I’d settle for saying that Irene just shows up one day a few weeks from now out of the clear blue sky, the way people sometimes seem to do in Lisa’s life. There she is now—an old woman, pulling up in an Oldsmobile Cutlass Ciera, tires pleasantly crushing the stray unrenewed clumps of gravel along the long driveway. It’s summer, she’s wearing sunglasses. Sarah Jane hears the car drive up, hears the driver kill the motor: Lisa, who’s that? It’s my mother. She’s found me.
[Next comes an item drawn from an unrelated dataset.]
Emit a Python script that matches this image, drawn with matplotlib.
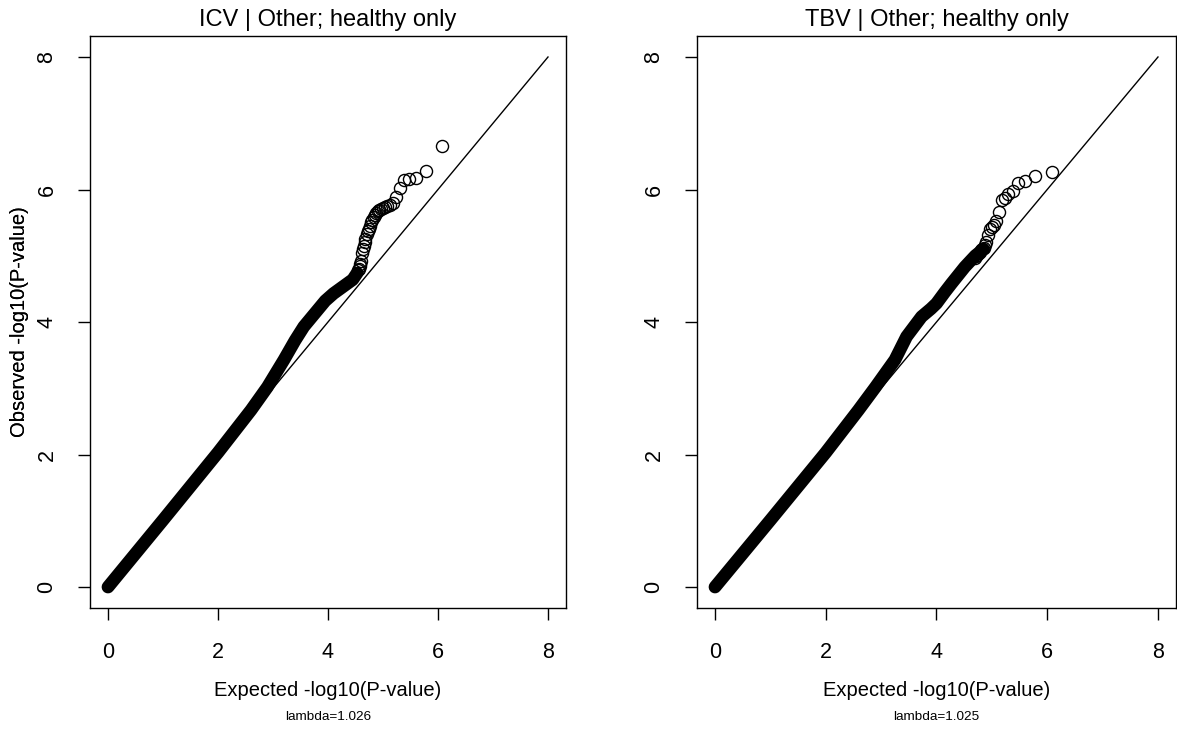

It’d even be OK if we had to learn that something has gone terribly wrong—that she gets arrested for shoplifting in Rapid City one year and takes a plea, and when the group moves on, they leave her behind; and so, after serving her thirty days in the county jail, she emerges directionless, no sense of where to go, afraid to see if the bridges she crossed to get here are still standing: and so she walks until she finds a church, Assemblies of God Rapid City, and they find a parishioner who’s willing to give her room and board until she can get back up on her feet; and then she calls home to Crescent, but the number’s been disconnected, because Peter and Lisa don’t live there any more. They left ages ago. They are driving around the country looking for Irene, following up on tips and rumors that never pan out. Lisa’s childhood is ruined; Peter can’t put himself back together; Irene can only guess at this from the message she’s hearing, The number you have called is not in service at this time, but her guess is good enough. She can’t call her parents; she can’t stand it; there is the possibility that they are both dead. It’s been seven years. She finds work at a drugstore, abandoned by the family she’s forsaken her husband and daughter for. She sleeps as long as she can at night. Just being awake feels hard most days. She tries to read her dog-eared Bible, but the connection is lost. She buries her memories under any worthless dirt she can find to pile on top of them: watching television, doing crosswords, working jigsaw puzzles from the Goodwill on a coffee table in her efficiency apartment.